St. Tikhon, did not see himself as only the “Archbishop of the Orthodox in America.” He saw himself as the “Archbishop of America,” and all of the sheep were counted as members of his flock. Both Orthodox and non-Orthodox were his spiritual children. As we mark the 100th Anniversary of his election as Patriarch of Moscow and we remember his contribution to the life of the Church in North America, can we not recommit ourselves to bringing “Orthodoxy to America” and “America to Orthodoxy”?

In this spiritual tithe of the year when we seek true repentance and amendment of life as individual disciples of the Living Lord, can we not also call the Church in our land to a corporate repentance and recommitment to becoming the Orthodox Christian Church in America—one house, one shared faith, and one common witness?

We can’t afford to make peace with our unhappy divisions.
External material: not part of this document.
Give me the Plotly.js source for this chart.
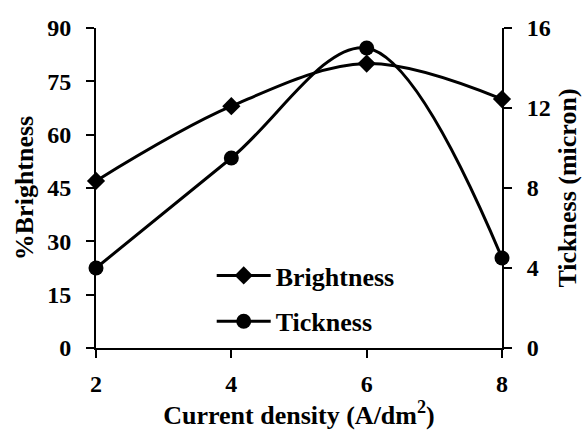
<!DOCTYPE html>
<html>
<head>
<meta charset="utf-8">
<script src="https://cdn.plot.ly/plotly-3.0.1.min.js"></script>
<style>html,body{margin:0;padding:0;background:#fff;}#chart{width:587px;height:430px;}</style>
</head>
<body>
<div id="chart"></div>
<script>
const currentDensity = [2, 4, 6, 8];
const brightness = [47, 68, 80, 70];
const tickness = [4, 9.5, 15, 4.5];
const xTicks = [2, 4, 6, 8];
const yLeftTicks = [0, 15, 30, 45, 60, 75, 90];
const yRightTicks = [0, 4, 8, 12, 16];

const fam = '"Liberation Serif", "Times New Roman", serif';
const tickFont = {family: fam, color: '#000', size: 24};
const titleFont = {family: fam, color: '#000', size: 26};
const boldify = v => '<b>' + v + '</b>';

const traces = [
  {
    x: currentDensity, y: brightness, name: '<b>Brightness</b>', type: 'scatter', mode: 'lines+markers',
    line: {color: '#000', width: 3, shape: 'spline', smoothing: 1},
    marker: {symbol: 'diamond', size: 14, color: '#000'},
    cliponaxis: false, legendgroup: 'a', yaxis: 'y'
  },
  {
    x: currentDensity, y: tickness, name: '<b>Tickness</b>', type: 'scatter', mode: 'lines+markers',
    line: {color: '#000', width: 3, shape: 'spline', smoothing: 1},
    marker: {symbol: 'circle', size: 15, color: '#000'},
    cliponaxis: false, legendgroup: 'b', yaxis: 'y2'
  }
];

const axisCommon = {
  showline: true, linecolor: '#000', linewidth: 2, ticks: 'outside', ticklen: 8, tickwidth: 2,
  tickcolor: '#000', showgrid: false, zeroline: false, tickfont: tickFont
};

const layout = {
  width: 587, height: 430,
  margin: {l: 96, r: 85, t: 28, b: 82},
  paper_bgcolor: '#fff', plot_bgcolor: '#fff',
  font: tickFont,
  showlegend: true,
  legend: {x: 0.285, y: 0.30, xanchor: 'left', yanchor: 'top', bgcolor: 'rgba(0,0,0,0)', itemwidth: 54,
           font: {family: fam, size: 26, color: '#000'}, tracegroupgap: 9, traceorder: 'grouped'},
  xaxis: Object.assign({}, axisCommon, {
    range: [2, 8], tickvals: xTicks, ticktext: xTicks.map(boldify), ticklabelstandoff: 5,
    title: {text: '<b>Current density (A/dm<sup>2</sup>)</b>', font: titleFont, standoff: 6}
  }),
  yaxis: Object.assign({}, axisCommon, {
    range: [0, 90], tickvals: yLeftTicks, ticktext: yLeftTicks.map(boldify), ticklabelstandoff: 10,
    title: {text: '<b>%Brightness</b>', font: titleFont, standoff: 6}
  }),
  yaxis2: Object.assign({}, axisCommon, {
    range: [0, 16], tickvals: yRightTicks, ticktext: yRightTicks.map(boldify), ticklabelstandoff: 10,
    overlaying: 'y', side: 'right',
    title: {text: '<b>Tickness (micron)</b>', font: titleFont, standoff: 8}
  })
};

Plotly.newPlot('chart', traces, layout, {displayModeBar: false, staticPlot: true});
</script>
</body>
</html>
We need to repent of whatever stumbling blocks keep us from being united in Christ in all things.

We have a most powerful intercessor in this cause in the person of St. Tikhon. We have heard his words and hopefully caught a glimpse of his vision for what can, and should, be Orthodoxy in America, today.

Ask yourself, as I ask myself—what do we need to do to set in motion the action steps needed to complete the vision of a faithful witness given by a saint who loved America, served it in the Name of his Lord, and who calls us to unity in Christ this very night? Ask, in your prayers this Great Lent—what needs to be done by you personally and corporately by our various churches, dioceses, archdioceses, and metropolises to achieve an end to the division and brokenness that the events of history have created and we now live with? If nothing else all of us can utter the words: “Holy Tikhon, pray unto God for us!”